Early last month, China’s rubber-stamp legislature, the National People’s Congress (NPC), officially approved the country’s 14th Five-Year Plan. The strategy was supposed to demonstrate that China has a long-term economic vision that would enable it to thrive, despite its geopolitical contest with the US. However, before the ink on the NPC’s stamp could dry, China had already begun sabotaging the plan’s chances of success.
The new plan’s centerpiece is the “dual-circulation” strategy, according to which China would aim to foster growth based on domestic demand and technological self-sufficiency. This would not only reduce China’s reliance on external demand; it would also increase the reliance of its major trading partners — except the US — on access to its market and increasingly high-tech manufacturers.
China has been laying the groundwork for this strategy for a while. At the end of last year, Chinese President Xi Jinping (習近平) concluded the Comprehensive Agreement on Investment (CAI) with the EU. He had to make some concessions to get there, but it was worth it: The deal had the potential not only to deepen EU-China ties, but also to drive a wedge between Europe and the US.
However, Xi is now undermining his own good work, by poisoning relations with critical trading partners. Over the past couple of weeks, China has blacklisted several members of the European Parliament, British and Canadian lawmakers, and academics and research institutions in Europe and the UK.
To be sure, the sanctions were retaliatory: the EU, the UK and Canada had sanctioned a small number of Chinese officials who are implicated in ongoing human rights abuses against the largely Muslim Uighur minority in the Xinjiang region. While these abuses are nothing new, recent reports that forced Uighur labor is being used to harvest cotton have brought them to the fore.
China is sanctioning its critics to display its indignation at these accusations, which it insists are politically motivated lies. However, whatever message the sanctions are supposed to send, they are unlikely to be worth the cost.
Canada, Europe and the UK have so far remained relatively neutral in the Sino-American rivalry — and it is in China’s interests that they stay that way. Beijing can afford an economic decoupling with the US (though it will be costly). It cannot afford a simultaneous decoupling with the rest of the major Western economies.
Already, the CAI is under threat. The agreement still needs to be approved by the European Parliament. However, to protest Chinese sanctions against some of its members, the parliament canceled a recent meeting to discuss it. Some lawmakers now argue that China should ratify the International Labour Organization’s conventions on forced labor before the CAI is ratified.
Further undermining its economic prospects, China is attacking private corporations for having expressed concerns over forced labor allegations.
Last year, the Swedish apparel retailer H&M announced that it would no longer use cotton sourced in Xinjiang, because it was too difficult to conduct “credible due diligence” there.
As the conversation about Xinjiang cotton has heated up, H&M’s statement has resurfaced — and drawn a barrage of criticism.
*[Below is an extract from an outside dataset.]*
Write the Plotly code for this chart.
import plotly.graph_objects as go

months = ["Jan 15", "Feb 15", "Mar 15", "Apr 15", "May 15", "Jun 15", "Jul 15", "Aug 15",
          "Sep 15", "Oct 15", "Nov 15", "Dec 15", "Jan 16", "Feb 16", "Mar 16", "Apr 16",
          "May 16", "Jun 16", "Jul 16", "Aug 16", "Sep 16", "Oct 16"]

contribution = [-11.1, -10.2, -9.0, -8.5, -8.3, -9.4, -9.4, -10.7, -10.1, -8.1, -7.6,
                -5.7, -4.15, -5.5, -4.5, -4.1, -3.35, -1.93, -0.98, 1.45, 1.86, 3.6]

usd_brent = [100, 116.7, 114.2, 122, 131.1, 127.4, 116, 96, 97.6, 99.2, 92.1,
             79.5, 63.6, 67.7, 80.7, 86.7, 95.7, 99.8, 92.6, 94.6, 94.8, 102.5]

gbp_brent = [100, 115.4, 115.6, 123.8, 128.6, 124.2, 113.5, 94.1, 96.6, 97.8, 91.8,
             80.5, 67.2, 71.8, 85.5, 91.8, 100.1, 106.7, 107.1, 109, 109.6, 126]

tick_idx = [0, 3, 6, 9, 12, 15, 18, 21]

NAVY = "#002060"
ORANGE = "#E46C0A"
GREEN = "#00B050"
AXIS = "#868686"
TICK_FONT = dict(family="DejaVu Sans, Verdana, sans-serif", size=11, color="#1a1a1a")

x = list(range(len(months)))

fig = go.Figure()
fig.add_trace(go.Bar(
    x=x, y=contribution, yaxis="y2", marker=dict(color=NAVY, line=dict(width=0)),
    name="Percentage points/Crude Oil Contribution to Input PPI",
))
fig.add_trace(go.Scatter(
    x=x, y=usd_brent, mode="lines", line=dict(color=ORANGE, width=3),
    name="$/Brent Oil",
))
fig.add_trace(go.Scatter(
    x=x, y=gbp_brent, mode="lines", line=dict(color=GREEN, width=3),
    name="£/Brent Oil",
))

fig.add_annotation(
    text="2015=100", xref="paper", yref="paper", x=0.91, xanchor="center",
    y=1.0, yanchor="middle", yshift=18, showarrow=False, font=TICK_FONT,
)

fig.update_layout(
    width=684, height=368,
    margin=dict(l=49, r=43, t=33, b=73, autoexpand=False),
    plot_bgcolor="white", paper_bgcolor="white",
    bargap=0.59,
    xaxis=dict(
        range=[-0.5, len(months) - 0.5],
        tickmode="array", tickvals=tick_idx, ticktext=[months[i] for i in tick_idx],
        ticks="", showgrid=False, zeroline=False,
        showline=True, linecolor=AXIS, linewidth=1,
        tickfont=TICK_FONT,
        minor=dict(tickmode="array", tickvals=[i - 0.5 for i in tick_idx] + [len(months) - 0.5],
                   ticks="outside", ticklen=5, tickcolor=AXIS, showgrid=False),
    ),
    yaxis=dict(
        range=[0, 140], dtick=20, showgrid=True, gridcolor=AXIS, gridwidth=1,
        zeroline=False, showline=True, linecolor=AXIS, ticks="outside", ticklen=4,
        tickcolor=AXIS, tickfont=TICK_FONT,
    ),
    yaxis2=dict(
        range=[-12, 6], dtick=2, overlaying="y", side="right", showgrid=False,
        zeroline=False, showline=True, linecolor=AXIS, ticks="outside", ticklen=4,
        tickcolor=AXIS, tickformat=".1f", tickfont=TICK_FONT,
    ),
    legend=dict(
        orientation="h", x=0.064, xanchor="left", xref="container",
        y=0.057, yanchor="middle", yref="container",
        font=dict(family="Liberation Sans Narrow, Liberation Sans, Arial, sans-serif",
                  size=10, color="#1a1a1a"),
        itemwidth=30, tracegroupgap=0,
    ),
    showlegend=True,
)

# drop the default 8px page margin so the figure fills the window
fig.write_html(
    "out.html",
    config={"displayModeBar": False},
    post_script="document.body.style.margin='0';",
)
China’s leading e-commerce companies have pulled H&M products from their platforms, and Chinese celebrities have canceled deals with the brand. Moreover, encouraged by state media, a movement to boycott H&M — as well as other Western brands that refuse Xinjiang cotton, including Nike, New Balance and Burberry — is gathering steam.
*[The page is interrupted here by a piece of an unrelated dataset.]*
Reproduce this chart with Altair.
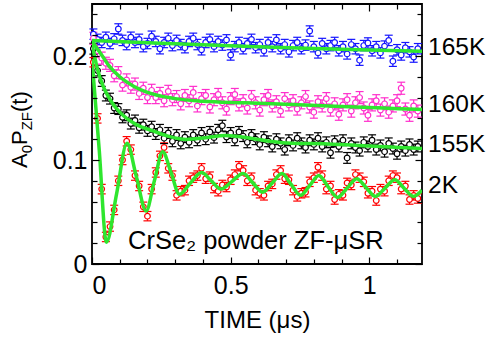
import altair as alt
import pandas as pd

# ---------------- data ----------------
T = [0.005, 0.020, 0.035, 0.050, 0.065, 0.080, 0.095, 0.110, 0.125, 0.140,
     0.155, 0.170, 0.185, 0.200, 0.215, 0.230, 0.245, 0.260, 0.275, 0.290,
     0.305, 0.320, 0.335, 0.350, 0.365, 0.380, 0.395, 0.410, 0.425, 0.440,
     0.455, 0.470, 0.485, 0.500, 0.515, 0.530, 0.545, 0.560, 0.575, 0.590,
     0.605, 0.620, 0.635, 0.650, 0.665, 0.680, 0.695, 0.710, 0.725, 0.740,
     0.755, 0.770, 0.785, 0.800, 0.815, 0.830, 0.845, 0.860, 0.875, 0.890,
     0.905, 0.920, 0.935, 0.950, 0.965, 0.980, 0.995, 1.010, 1.025, 1.040,
     1.055, 1.070, 1.085, 1.100, 1.115, 1.130, 1.145, 1.160, 1.175]

DATA_165K = [0.221, 0.216, 0.213, 0.218, 0.212, 0.2165, 0.226, 0.215, 0.211, 0.218,
             0.213, 0.216, 0.209, 0.212, 0.219, 0.214, 0.207, 0.213, 0.217, 0.210,
             0.215, 0.211, 0.208, 0.214, 0.217, 0.211, 0.206, 0.213, 0.216, 0.209,
             0.214, 0.2105, 0.2155, 0.201, 0.209, 0.213, 0.207, 0.212, 0.216, 0.208,
             0.211, 0.205, 0.213, 0.209, 0.2155, 0.207, 0.211, 0.204, 0.210, 0.213,
             0.207, 0.2105, 0.224, 0.209, 0.203, 0.212, 0.207, 0.210, 0.213, 0.205,
             0.209, 0.202, 0.211, 0.207, 0.196, 0.210, 0.2125, 0.205, 0.209, 0.203,
             0.2095, 0.215, 0.195, 0.206, 0.201, 0.208, 0.204, 0.199, 0.207]

DATA_160K = [0.217, 0.205, 0.198, 0.193, 0.191, 0.181, 0.184, 0.172, 0.177, 0.170,
             0.173, 0.164, 0.169, 0.160, 0.167, 0.160, 0.164, 0.157, 0.166, 0.158,
             0.161, 0.154, 0.162, 0.157, 0.165, 0.152, 0.159, 0.162, 0.151, 0.158,
             0.163, 0.155, 0.149, 0.159, 0.163, 0.153, 0.157, 0.150, 0.161, 0.155,
             0.148, 0.158, 0.162, 0.152, 0.156, 0.147, 0.159, 0.153, 0.157, 0.149,
             0.155, 0.161, 0.151, 0.146, 0.156, 0.152, 0.159, 0.148, 0.154, 0.144,
             0.153, 0.158, 0.147, 0.155, 0.160, 0.150, 0.143, 0.153, 0.157, 0.148,
             0.154, 0.146, 0.152, 0.157, 0.169, 0.149, 0.143, 0.152, 0.147]

DATA_155K = [0.207, 0.186, 0.176, 0.162, 0.159, 0.150, 0.149, 0.141, 0.143, 0.135,
             0.138, 0.131, 0.134, 0.128, 0.132, 0.125, 0.129, 0.121, 0.126, 0.118,
             0.124, 0.116, 0.122, 0.117, 0.124, 0.119, 0.126, 0.120, 0.127, 0.1215,
             0.129, 0.133, 0.122, 0.126, 0.119, 0.127, 0.123, 0.117, 0.124, 0.120,
             0.115, 0.122, 0.118, 0.113, 0.120, 0.116, 0.110, 0.119, 0.114, 0.121,
             0.116, 0.112, 0.119, 0.115, 0.121, 0.113, 0.117, 0.107, 0.118, 0.113,
             0.119, 0.102, 0.116, 0.112, 0.109, 0.117, 0.113, 0.119, 0.110, 0.114,
             0.108, 0.116, 0.111, 0.106, 0.113, 0.109, 0.115, 0.110, 0.113]

DATA_2K = [0.194, 0.140, 0.072, 0.026, 0.036, 0.052, 0.080, 0.100, 0.118, 0.110,
           0.085, 0.075, 0.055, 0.046, 0.072, 0.088, 0.104, 0.112, 0.092, 0.085,
           0.066, 0.070, 0.071, 0.080, 0.083, 0.085, 0.092, 0.082, 0.084, 0.073,
           0.070, 0.076, 0.074, 0.081, 0.086, 0.094, 0.090, 0.080, 0.083, 0.071,
           0.068, 0.066, 0.075, 0.077, 0.086, 0.090, 0.082, 0.081, 0.071, 0.065,
           0.068, 0.069, 0.079, 0.083, 0.093, 0.085, 0.072, 0.075, 0.062, 0.067,
           0.066, 0.078, 0.076, 0.086, 0.083, 0.079, 0.068, 0.070, 0.061, 0.072,
           0.070, 0.080, 0.085, 0.083, 0.072, 0.075, 0.062, 0.066, 0.063]

ERRORS = {"165K": 0.005, "160K": 0.0058, "155K": 0.0052, "2K": 0.0045}

FIT_165K_T = [0.0, 0.2, 0.4, 0.6, 0.8, 1.0, 1.19]
FIT_165K_V = [0.215, 0.2128, 0.2108, 0.209, 0.2073, 0.2058, 0.2045]

FIT_160K_T = [0.0, 0.03, 0.06, 0.1, 0.15, 0.2, 0.3, 0.4, 0.55, 0.7, 0.9, 1.05, 1.19]
FIT_160K_V = [0.214, 0.203, 0.191, 0.180, 0.171, 0.165, 0.159, 0.1565, 0.155,
              0.1535, 0.1515, 0.150, 0.1485]

FIT_155K_T = [0.0, 0.02, 0.04, 0.07, 0.1, 0.13, 0.16, 0.22, 0.28, 0.34, 0.41,
              0.48, 0.56, 0.64, 0.72, 0.85, 1.0, 1.19]
FIT_155K_V = [0.212, 0.187, 0.171, 0.156, 0.146, 0.139, 0.134, 0.128, 0.1225,
              0.1198, 0.1215, 0.1235, 0.1215, 0.118, 0.116, 0.1155, 0.1135, 0.111]

FIT_2K_T = [0.0, 0.026, 0.052, 0.089, 0.126, 0.16, 0.195, 0.225, 0.255, 0.285,
            0.315, 0.355, 0.395, 0.43, 0.465, 0.505, 0.545, 0.58, 0.615, 0.65,
            0.685, 0.718, 0.752, 0.785, 0.818, 0.851, 0.885, 0.92, 0.955, 0.988,
            1.022, 1.057, 1.092, 1.125, 1.159, 1.19]
FIT_2K_V = [0.197, 0.110, 0.021, 0.068, 0.116, 0.084, 0.051, 0.080, 0.108, 0.088,
            0.067, 0.078, 0.088, 0.080, 0.072, 0.0795, 0.087, 0.078, 0.069, 0.078,
            0.087, 0.0765, 0.066, 0.0755, 0.085, 0.0745, 0.064, 0.073, 0.082, 0.0735,
            0.065, 0.073, 0.081, 0.073, 0.065, 0.071]

SERIES = ["165K", "160K", "155K", "2K"]
COLORS = ["#1414ff", "#ff2ecc", "#000000", "#ff0000"]
LABEL_Y = [0.2075, 0.153, 0.114, 0.075]
GREEN = "#2ee62e"
FONT = "Liberation Sans"

# ---------------- tables ----------------
data_map = {"165K": DATA_165K, "160K": DATA_160K, "155K": DATA_155K, "2K": DATA_2K}
rows = []
for s in SERIES:
    for t, v in zip(T, data_map[s]):
        rows.append({"t": t, "v": v, "lo": v - ERRORS[s], "hi": v + ERRORS[s], "series": s})
df = pd.DataFrame(rows)

fit_map = {"165K": (FIT_165K_T, FIT_165K_V), "160K": (FIT_160K_T, FIT_160K_V),
           "155K": (FIT_155K_T, FIT_155K_V), "2K": (FIT_2K_T, FIT_2K_V)}
frows = []
for s in SERIES:
    for t, v in zip(*fit_map[s]):
        frows.append({"t": t, "v": v, "series": s})
fdf = pd.DataFrame(frows)

labels_df = pd.DataFrame({"t": [1.19] * 4, "v": LABEL_Y, "label": SERIES})
annot_df = pd.DataFrame({"t": [0.13], "v": [0.0145], "label": ["CrSe₂ powder ZF-μSR"]})

xs = alt.Scale(domain=[0, 1.19], nice=False, zero=False)
ys = alt.Scale(domain=[0, 0.25], nice=False, zero=False)
cs = alt.Scale(domain=SERIES, range=COLORS)

X = lambda f="t": alt.X(f"{f}:Q", scale=xs, axis=None)
Y = lambda f="v": alt.Y(f"{f}:Q", scale=ys, axis=None)

base = alt.Chart(df)
bars = base.mark_rule(strokeWidth=1.2, opacity=1).encode(
    x=X(), y=Y("lo"), y2="hi:Q", color=alt.Color("series:N", scale=cs, legend=None))
cap_hi = base.mark_tick(orient="horizontal", size=8, thickness=1.2, opacity=1).encode(
    x=X(), y=Y("hi"), color=alt.Color("series:N", scale=cs, legend=None))
cap_lo = base.mark_tick(orient="horizontal", size=8, thickness=1.2, opacity=1).encode(
    x=X(), y=Y("lo"), color=alt.Color("series:N", scale=cs, legend=None))
pts = base.mark_point(shape="circle", size=32, filled=True, fill="white",
                      strokeWidth=1.2, opacity=1).encode(
    x=X(), y=Y(), stroke=alt.Stroke("series:N", scale=cs, legend=None))

fits = alt.Chart(fdf).mark_line(interpolate="monotone", strokeWidth=3.5,
                                color=GREEN, clip=True).encode(
    x=X(), y=Y(), detail="series:N")

labels = alt.Chart(labels_df).mark_text(align="left", baseline="middle", dx=6,
                                         fontSize=24.5, font=FONT, color="black").encode(
    x=X(), y=Y(), text="label:N")
annot = alt.Chart(annot_df).mark_text(align="left", baseline="alphabetic",
                                       fontSize=25.5, font=FONT, color="black").encode(
    x=X(), y=Y(), text="label:N")

# y-axis title built from pieces (subscripts)
one = pd.DataFrame({"a": [0]})
def piece(txt, size, xv, yv):
    return alt.Chart(one).mark_text(text=txt, angle=270, align="left",
                                    baseline="alphabetic", fontSize=size,
                                    font=FONT, color="black").encode(
        x=alt.value(xv), y=alt.value(yv))

ytitle = [piece("A", 22, -65, 164), piece("0", 15, -60, 149.3),
          piece("P", 22, -65, 141), piece("ZF", 15, -60, 126.3),
          piece("(t)", 22, -65, 108)]

# axes: labels + inward ticks on all four sides
def axis_layer(xaxis, yaxis):
    return alt.Chart(fdf).mark_point(opacity=0).encode(
        x=alt.X("t:Q", scale=xs, axis=xaxis), y=alt.Y("v:Q", scale=ys, axis=yaxis))

X_MAJ = [0, 0.5, 1]
X_MIN = [0.1, 0.2, 0.3, 0.4, 0.6, 0.7, 0.8, 0.9, 1.1]
Y_MAJ = [0, 0.1, 0.2]
Y_MIN = [0.02, 0.04, 0.06, 0.08, 0.12, 0.14, 0.16, 0.18, 0.22, 0.24]

def tick_axis(orient, values, size):
    return alt.Axis(orient=orient, values=values, labels=False, domain=False,
                    grid=False, ticks=True, tickSize=size, offset=-size,
                    tickColor="black", tickWidth=1.2, title=None, zindex=1)

lab_x = alt.Axis(orient="bottom", values=X_MAJ, format="~g", ticks=False, domain=False,
                 grid=False, labelFontSize=25, labelFont=FONT, labelColor="black",
                 labelPadding=9, title="TIME (μs)", titleFontSize=24, titleFont=FONT,
                 titleFontWeight="normal", titleColor="black",
                 titleBaseline="alphabetic", titleY=63)
lab_y = alt.Axis(orient="left", values=Y_MAJ, format="~g", ticks=False, domain=False,
                 grid=False, labelFontSize=25, labelFont=FONT, labelColor="black",
                 labelPadding=5, title=None)

axes = [
    axis_layer(lab_x, lab_y),
    axis_layer(tick_axis("bottom", X_MAJ, 7), tick_axis("left", Y_MAJ, 7)),
    axis_layer(tick_axis("bottom", X_MIN, 5), tick_axis("left", Y_MIN, 5)),
    axis_layer(tick_axis("top", X_MAJ, 7), tick_axis("right", Y_MAJ, 7)),
    axis_layer(tick_axis("top", X_MIN, 5), tick_axis("right", Y_MIN, 5)),
]

chart = alt.layer(
    *axes, bars, cap_hi, cap_lo, pts, fits, labels, annot, *ytitle
).resolve_axis(
    x="independent", y="independent"
).properties(
    width=330, height=260,
    autosize=alt.AutoSizeParams(type="none"),
    padding={"left": 92, "top": 4, "right": 68, "bottom": 73},
).configure_view(stroke="black", strokeWidth=1.8)

chart.save("out.html", embed_options={"renderer": "svg", "actions": False})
China seems confident that its bullying tactics would succeed. After all, Western multinationals do not want to be driven out of China, an important growth market. And, indeed, H&M has already released a new statement highlighting its “long-term commitment” to China, and expressing its dedication to “regaining the trust and confidence” of its “customers, colleagues and business partners” there.
Nonetheless, China might be overplaying its hand. Just as Western multinationals want to sell their goods to Chinese consumers, Chinese firms need these companies to keep sourcing inputs from them. These are mutually dependent relationships.
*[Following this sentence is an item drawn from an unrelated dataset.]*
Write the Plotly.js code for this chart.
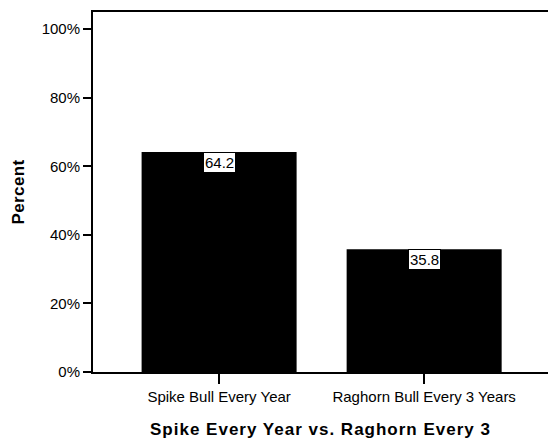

Moreover, while the size of China’s market might be appealing enough to draw concessions from multinationals, it is not worth jeopardizing their reputations in the West, which still accounts for the vast majority of their revenues. For example, H&M’s top two markets are the US and Germany; China is its third-largest market, but accounted for about only 5 percent of its total revenue last year.
In other words, H&M can afford to lose access to the Chinese market, but its 621 Chinese suppliers might not be able to afford losing H&M as a buyer. More broadly, an exodus of Western multinationals from China would inevitably force the supply chains that serve them to move as well, resulting in the closure of Chinese factories and the loss of millions of jobs.
There is still time for China’s government to reverse course. That means, for starters, allowing independent experts to conduct an investigation of cotton farms in Xinjiang. If China really is not using forced labor, this is the best way to prove it — and improve relations with Western businesses and governments.
However, such a sensible response seems unlikely, not least because China’s leaders remain convinced that its market is simply too important to abandon. They should recall that, not too long ago, they were absolutely certain that the US could not afford an economic decoupling from China. They were wrong then, and they might well be wrong now. The difference is that, this time, China cannot afford a decoupling, either.
Pei Minxin is professor of government at Claremont McKenna College and a non-resident senior fellow at the German Marshall Fund of the US.